In 2012, the Melis family entered the Guinness World Records for having the highest combined age of any nine living siblings on earth — today more than 825 years. Sustained by good genes, fresh air, healthy food, physical exercise, quick wit and powerful family bonds, the Melises have become elderly symbols of a Mediterranean way of life that is the envy of the world.
But scroll down through the generations and another pattern emerges. Few of the nine Melis siblings have formal education beyond fifth grade. (Claudina and Consolata stopped at the second.) Many of their children have high school or university degrees and are now retired from public or private sector jobs. And their children, the ones born after 1970, generally have university degrees — and are struggling to find work.
With older people in the Mediterranean living longer and longer lives — and with fertility rates low and youth unemployment soaring in Italy, Greece, Spain and Portugal — experts warn that Europe’s debt crisis is exacerbating a growing demographic crisis. In the coming years, they warn, there will be fewer workers paying into the social security system to support the pensions of older generations.
As he stood outside the Church of St. Peter’s after the birthday Mass, wearing a red, green and white tricolor sash, the mayor of Perdasdefogu, Mariano Carta, 44, acknowledged the issue. “Absolutely, we’re in big trouble,” he said. “We may have good air, but without work, we can’t survive.”
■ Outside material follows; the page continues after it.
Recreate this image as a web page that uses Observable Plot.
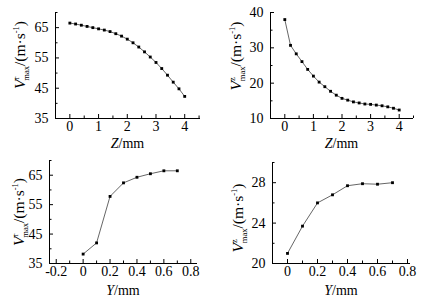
<!DOCTYPE html>
<html><head><meta charset="utf-8">
<script src="https://cdn.jsdelivr.net/npm/d3@7"></script>
<script src="https://cdn.jsdelivr.net/npm/@observablehq/plot@0.6"></script>
<style>
body{margin:0;background:#fff;}
#wrap{position:relative;width:426px;height:300px;overflow:hidden;}
#wrap > div{position:absolute;}
svg{font-family:"Liberation Serif",serif;}
</style></head><body><div id="wrap"></div>
<script>
// Data
const zPos = [0,0.2,0.4,0.6,0.8,1,1.2,1.4,1.6,1.8,2,2.2,2.4,2.6,2.8,3,3.2,3.4,3.6,3.8,4];
const vrZ = [66.5,66.2,65.8,65.4,65.0,64.6,64.2,63.7,63.0,62.2,61.2,60.0,58.6,57.0,55.3,53.5,51.5,49.3,47.0,44.8,42.3];
const vzZ = [38.0,30.7,28.3,26.1,23.9,22.0,20.3,19.0,17.7,16.6,15.7,15.2,14.7,14.4,14.1,14.0,13.8,13.6,13.3,12.9,12.4];
const yPos = [0,0.1,0.2,0.3,0.4,0.5,0.6,0.7];
const vrY = [38.2,42.0,57.8,62.4,64.3,65.5,66.5,66.5];
const vzY = [21.0,23.7,26.0,26.8,27.7,27.9,27.85,28.0];

// Ticks
const zTicks = [0,1,2,3,4];
const zMinor = [-0.5,0.5,1.5,2.5,3.5,4.5];
const vrTicks = [35,45,55,65];
const vrMinor = [40,50,60,70];
const vzTicks = [10,20,30,40];
const vzMinor = [15,25,35];
const yTicks = [-0.2,0,0.2,0.4,0.6,0.8];
const yMinor = [-0.1,0.1,0.3,0.5,0.7];
const yTicks2 = [0,0.2,0.4,0.6,0.8];
const vzYTicks = [20,24,28];
const vzYMinor = [22,26,30];

const wrap = document.getElementById("wrap");

function panel(o) {
  const W = 213, H = 150;
  const data = o.xs.map((x, i) => ({x, y: o.ys[i]}));
  const innerW = W - o.ml - o.mr, innerH = H - o.mt - o.mb;
  const fmt = d => String(d);
  const plot = Plot.plot({
    width: W, height: H,
    marginLeft: o.ml, marginRight: o.mr, marginTop: o.mt, marginBottom: o.mb,
    style: {fontFamily: "Liberation Serif, serif", fontSize: "14px", color: "black", background: "transparent", overflow: "visible"},
    x: {domain: o.xDomain, label: null},
    y: {domain: o.yDomain, label: null},
    marks: [
      Plot.ruleY([o.yDomain[0]], {stroke: "black", strokeWidth: 1}),
      Plot.ruleX([o.xDomain[0]], {stroke: "black", strokeWidth: 1}),
      Plot.tickX(o.xTicks, {x: d => d, insetTop: innerH - 4, stroke: "black"}),
      Plot.tickX(o.xMinor, {x: d => d, insetTop: innerH - 2.5, stroke: "black"}),
      Plot.tickY(o.yTicks, {y: d => d, insetRight: innerW - 4, stroke: "black"}),
      Plot.tickY(o.yMinor, {y: d => d, insetRight: innerW - 2.5, stroke: "black"}),
      Plot.axisX(o.xTicks, {tickSize: 0, tickPadding: 3, tickFormat: fmt, fontSize: 14}),
      Plot.axisY(o.yTicks, {tickSize: 0, tickPadding: 7, tickFormat: fmt, fontSize: 14}),
      Plot.line(data, {x: "x", y: "y", stroke: "#555", strokeWidth: 0.9}),
      Plot.dot(data, {x: "x", y: "y", symbol: "square", r: 1.6, fill: "black", stroke: null})
    ]
  });
  const svg = d3.select(plot);
  // x label
  const xl = svg.append("text")
    .attr("x", o.ml + innerW / 2 + (o.xlDx || 0)).attr("y", o.xlY)
    .attr("text-anchor", "middle").attr("font-size", 14).attr("fill", "black");
  xl.append("tspan").attr("font-style", "italic").text(o.xName);
  xl.append("tspan").text("/mm");
  // y label
  const yl = svg.append("text")
    .attr("transform", `translate(${o.ylX},${o.ylY}) rotate(-90)`)
    .attr("text-anchor", "middle").attr("font-size", 15.5).attr("fill", "black");
  yl.append("tspan").attr("font-style", "italic").text("V");
  yl.append("tspan").attr("font-size", 8.5).attr("dy", -6).text(o.sup);
  yl.append("tspan").attr("font-size", 8.5).attr("dx", -4).attr("dy", 10).text("max");
  yl.append("tspan").attr("dy", -4).text("/(m·s");
  yl.append("tspan").attr("font-size", 8.5).attr("dy", -6).text("-1");
  yl.append("tspan").attr("dy", 6).text(")");
  const div = document.createElement("div");
  div.style.left = o.left + "px";
  div.style.top = o.top + "px";
  div.appendChild(plot);
  wrap.appendChild(div);
}

panel({left: 0, top: 0, xs: zPos, ys: vrZ, xDomain: [-0.5, 4.55], yDomain: [35, 70],
  xTicks: zTicks, xMinor: zMinor, yTicks: vrTicks, yMinor: vrMinor,
  ml: 55, mr: 13, mt: 12, mb: 32, xName: "Z", xlY: 148, ylX: 25, ylY: 55, sup: "r"});
panel({left: 213, top: 0, xs: zPos, ys: vzZ, xDomain: [-0.5, 4.5], yDomain: [10, 40],
  xTicks: zTicks, xMinor: zMinor, yTicks: vzTicks, yMinor: vzMinor,
  ml: 57, mr: 13, mt: 12, mb: 32, xName: "Z", xlY: 148, ylX: 28, ylY: 56, sup: "z"});
panel({left: 0, top: 150, xs: yPos, ys: vrY, xDomain: [-0.25, 0.85], yDomain: [35, 70],
  xTicks: yTicks, xMinor: yMinor, yTicks: vrTicks, yMinor: vrMinor,
  ml: 49, mr: 16, mt: 10, mb: 37, xName: "Y", xlY: 145, ylX: 24, ylY: 62, sup: "r"});
panel({left: 213, top: 150, xs: yPos, ys: vzY, xDomain: [-0.1, 0.82], yDomain: [20, 30],
  xTicks: yTicks2, xMinor: yMinor, yTicks: vzYTicks, yMinor: vzYMinor,
  ml: 59, mr: 16, mt: 12, mb: 37, xName: "Y", xlY: 145, ylX: 30, ylY: 68, sup: "z"});
</script>
</body></html>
High up in the mountains of eastern Sardinia, Perdasdefogu, whose economy revolves around an Italian military base now under scrutiny for possible uranium contamination, has lost 500 inhabitants in the past 20 years, its population dropping to 2,000 people. Today it has two pensioners for every worker, an average age of 47 and an unemployment rate of about 25 percent. “If we go on like this, the system won’t hold up for long,” Mr. Carta said.
Between 2001 and 2011, the number of centenarians in Italy rose 138 percent, and that of nonagenarians, or people in their 90s, rose 78 percent. In 2011, the most recent year in the official statistics, 20 percent of Italians were over the age of 65.
The Melis siblings were all born in Perdasdefogu to Francesco Melis and Eleonora Mameli, who had a general store. Consolata, 105, is the oldest; then Claudina, 100; Maria, 98; Antonino, 94; Concetta, 92; Adolfo, 90; Vitalio, 87; Fida Vitalia, 81; and Mafalda, the baby at 79. Their descendants now account for about a third of the village.
The siblings remember when malaria was rampant in Sardinia before it was eradicated with the help of the United States after the Second World War. They remember the time before Perdasdefogu got electricity in the 1950s, and before it had running water. “We used to have to carry a bucket to the well,” said Claudina, sitting at home among family members a day before her birthday.
“Young people today don’t know what it is to work,” she said. She meant that they had not known hard physical labor. But the remark could just as easily apply to Italy’s youth unemployment rate, which is 38 percent. Many qualified Italians leave for better jobs abroad in a brain drain that weighs on the country’s mood and economy.
Stefano Lai, 27, one of Claudina’s many grandchildren, grew up in Cagliari, the capital of Sardinia, and is now doing a postdoctoral fellowship in biomedical engineering at the prestigious Scuola Superiore Sant’Anna in Pisa. He would like to stay in Sardinia, or even in Italy, but does not have his hopes up.
“Leaving Sardinia was hard for me,” Mr. Lai said. “To leave Italy would be hard, but maybe it’s inescapable,” he added. “The opportunities are few, at least in my field.”
Standing outside the church after the Mass, Stefano’s parents, Italo Lai, 77, who retired from a job in public health, and Marina Caria, 68, were saddened at the prospect. “It’s a brain drain,” Ms. Caria said. “We hope that maybe they can find something to keep them,” she added, referring to the three-month-old coalition government of Prime Minister Enrico Letta, who has said that tackling youth unemployment is a priority.
“Living your life near the ones you love is priceless compared to having to leave, even for work,” Stefano Lai said. His cousin Alberto, 19, who lives in Perdasdefogu, agreed.